Quote Originally Posted by KingJaja View Post
Thanks for neatly encapsulating one of the most important challenges facing the Arab World and Africa. The US, on the other hand, really needs to look beyond counter-terrorism and energy security.
This applies to US foreign policy as well. When a system of foreign policies are designed for an era and mission that no longer exists (as the US Cold War based, "GWOT"-shaped containment grand strategy is) similar "gaps" occur. When that policy is seen as promoting an artificial stability dedicated to an increasingly irrelevant status quo it also creates motivations in the populaces of the affected nations to be more apt to participate in acts of transnational terrorism.

We see the Obama administration working on one hand to break from the status quo and to become more supportive of those populaces who are willing to pursue reasonable (if not entirely peaceful) ways and means to achieve change. This is a start, as it is not a blind commitment to forcing the status quo. Equally dangerous, however, is to push for US forms of governance, and current US values; as if populaces everywhere were somehow in the same culture, the same time and place as US socio-cultural evolution is right now. To move another government artificially in such a way is to create an even larger, more illegitimate, and more inappropriate, more exploitable gap in the other direction. Neither internal nor external governments should expect the populace to conform to them, it is governments that must conform to the people.

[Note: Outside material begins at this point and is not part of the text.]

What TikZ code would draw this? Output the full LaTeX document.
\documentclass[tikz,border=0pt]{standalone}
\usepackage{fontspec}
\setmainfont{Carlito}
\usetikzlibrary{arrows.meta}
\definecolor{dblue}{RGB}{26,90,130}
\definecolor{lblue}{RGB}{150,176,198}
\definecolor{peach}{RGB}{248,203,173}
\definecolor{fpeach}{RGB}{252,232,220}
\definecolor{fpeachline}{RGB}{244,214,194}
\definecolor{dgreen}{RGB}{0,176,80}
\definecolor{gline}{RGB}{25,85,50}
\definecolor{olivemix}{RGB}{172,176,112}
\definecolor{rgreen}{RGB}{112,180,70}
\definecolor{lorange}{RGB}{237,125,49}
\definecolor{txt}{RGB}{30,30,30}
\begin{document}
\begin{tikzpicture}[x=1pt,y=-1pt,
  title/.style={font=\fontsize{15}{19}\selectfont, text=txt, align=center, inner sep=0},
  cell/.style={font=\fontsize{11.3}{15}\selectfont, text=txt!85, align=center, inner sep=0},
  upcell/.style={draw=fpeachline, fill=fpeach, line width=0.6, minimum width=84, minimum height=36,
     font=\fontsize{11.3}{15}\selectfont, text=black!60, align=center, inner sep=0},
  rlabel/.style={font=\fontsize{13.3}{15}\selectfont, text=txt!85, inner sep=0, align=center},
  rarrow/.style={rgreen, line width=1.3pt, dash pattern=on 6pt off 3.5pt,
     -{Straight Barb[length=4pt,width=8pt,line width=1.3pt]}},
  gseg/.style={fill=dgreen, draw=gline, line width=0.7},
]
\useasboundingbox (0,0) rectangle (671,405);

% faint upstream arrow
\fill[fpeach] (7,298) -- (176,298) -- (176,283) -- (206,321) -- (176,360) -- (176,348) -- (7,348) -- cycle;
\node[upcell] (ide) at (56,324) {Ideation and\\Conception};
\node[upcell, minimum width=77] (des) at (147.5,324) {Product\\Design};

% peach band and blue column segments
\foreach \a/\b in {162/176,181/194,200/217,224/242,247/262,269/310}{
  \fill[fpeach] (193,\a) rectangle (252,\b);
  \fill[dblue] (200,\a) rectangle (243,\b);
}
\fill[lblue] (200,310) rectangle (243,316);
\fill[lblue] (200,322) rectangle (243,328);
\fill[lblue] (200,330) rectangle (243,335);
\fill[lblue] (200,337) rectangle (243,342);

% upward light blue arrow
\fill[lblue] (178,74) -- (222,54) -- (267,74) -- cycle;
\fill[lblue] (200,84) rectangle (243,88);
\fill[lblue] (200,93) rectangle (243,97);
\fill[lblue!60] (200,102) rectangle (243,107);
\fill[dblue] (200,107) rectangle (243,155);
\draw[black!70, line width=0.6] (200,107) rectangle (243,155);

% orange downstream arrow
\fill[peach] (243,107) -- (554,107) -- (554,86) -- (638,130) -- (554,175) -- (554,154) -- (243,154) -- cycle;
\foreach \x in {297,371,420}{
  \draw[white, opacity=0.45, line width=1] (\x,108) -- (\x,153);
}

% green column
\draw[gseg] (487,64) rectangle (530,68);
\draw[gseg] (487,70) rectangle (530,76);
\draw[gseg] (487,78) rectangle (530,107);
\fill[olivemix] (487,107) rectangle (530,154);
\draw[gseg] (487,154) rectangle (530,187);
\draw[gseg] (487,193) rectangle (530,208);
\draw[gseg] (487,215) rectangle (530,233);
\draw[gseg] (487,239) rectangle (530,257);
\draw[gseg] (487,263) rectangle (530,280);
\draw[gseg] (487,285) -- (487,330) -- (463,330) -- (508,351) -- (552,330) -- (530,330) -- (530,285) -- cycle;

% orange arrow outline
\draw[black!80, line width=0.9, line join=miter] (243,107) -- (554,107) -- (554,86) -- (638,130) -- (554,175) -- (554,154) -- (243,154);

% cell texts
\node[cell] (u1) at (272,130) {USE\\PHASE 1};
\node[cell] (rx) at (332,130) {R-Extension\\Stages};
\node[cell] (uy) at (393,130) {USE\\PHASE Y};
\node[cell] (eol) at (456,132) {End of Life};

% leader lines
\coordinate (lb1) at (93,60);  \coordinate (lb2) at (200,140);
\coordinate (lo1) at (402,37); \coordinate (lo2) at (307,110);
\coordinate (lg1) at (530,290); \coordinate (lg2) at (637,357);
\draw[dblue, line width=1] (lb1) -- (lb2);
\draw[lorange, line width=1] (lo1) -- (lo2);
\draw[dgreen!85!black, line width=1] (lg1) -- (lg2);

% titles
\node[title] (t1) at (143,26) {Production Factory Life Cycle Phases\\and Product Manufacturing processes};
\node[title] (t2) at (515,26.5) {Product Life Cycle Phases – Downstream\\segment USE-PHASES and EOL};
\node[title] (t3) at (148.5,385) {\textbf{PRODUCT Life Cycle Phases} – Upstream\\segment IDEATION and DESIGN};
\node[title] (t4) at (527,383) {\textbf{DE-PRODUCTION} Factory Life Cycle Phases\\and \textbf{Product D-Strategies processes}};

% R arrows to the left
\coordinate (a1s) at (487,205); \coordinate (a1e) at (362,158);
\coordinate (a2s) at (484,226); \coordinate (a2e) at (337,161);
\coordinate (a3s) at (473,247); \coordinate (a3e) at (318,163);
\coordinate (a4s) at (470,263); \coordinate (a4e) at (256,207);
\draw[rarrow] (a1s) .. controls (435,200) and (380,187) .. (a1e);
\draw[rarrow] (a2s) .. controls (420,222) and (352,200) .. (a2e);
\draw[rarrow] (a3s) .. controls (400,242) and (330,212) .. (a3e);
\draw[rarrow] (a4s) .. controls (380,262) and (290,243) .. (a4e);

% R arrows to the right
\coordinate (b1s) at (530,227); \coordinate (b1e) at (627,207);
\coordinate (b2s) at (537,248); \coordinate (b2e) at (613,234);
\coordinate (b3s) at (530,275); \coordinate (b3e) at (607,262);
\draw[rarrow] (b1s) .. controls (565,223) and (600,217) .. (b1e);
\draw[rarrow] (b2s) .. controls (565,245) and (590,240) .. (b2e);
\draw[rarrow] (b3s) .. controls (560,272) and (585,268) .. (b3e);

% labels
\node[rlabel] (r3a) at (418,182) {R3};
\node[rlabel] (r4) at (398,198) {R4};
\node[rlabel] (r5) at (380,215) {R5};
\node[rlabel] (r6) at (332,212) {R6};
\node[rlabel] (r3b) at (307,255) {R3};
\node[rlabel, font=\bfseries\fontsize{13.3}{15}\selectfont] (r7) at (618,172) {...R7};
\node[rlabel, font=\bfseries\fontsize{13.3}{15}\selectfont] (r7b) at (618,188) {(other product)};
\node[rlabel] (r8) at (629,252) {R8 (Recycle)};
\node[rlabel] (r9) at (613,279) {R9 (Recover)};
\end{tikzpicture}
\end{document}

For US foreign policy we need to tailor our approaches by nation, and be more respective of differences, and if anything, encourage governments to be more in synch with their own people. We need to find new ways to pursue our own interests that are less tied to artificially stabilized status quos, as this is the primary driver of transnational terrorism against the US.

This is simply a matter of leadership style. We've been able to get away with "lazy leadership." A controlling style based upon superior strength and wealth. We will need to adopt a more sophisticated and nuanced form of influence-based leadership. The best leaders always spent 80% of their time in influence-based leadership, only applying power as needed, when needed. Lazy leaders are all power, all the time. The US is a lazy leader. Maybe that is what the president meant in his recent comments in Asia... He is seeking to turn this around, but we've been on this path for a several administrations and too many people have come to see such power-based lazy leadership as "what right looks like."

Just a theory. Governments need to control the one thing they have the right to control, their own actions. They need to then govern in ways that are more attuned to the people they affect, at home and abroad.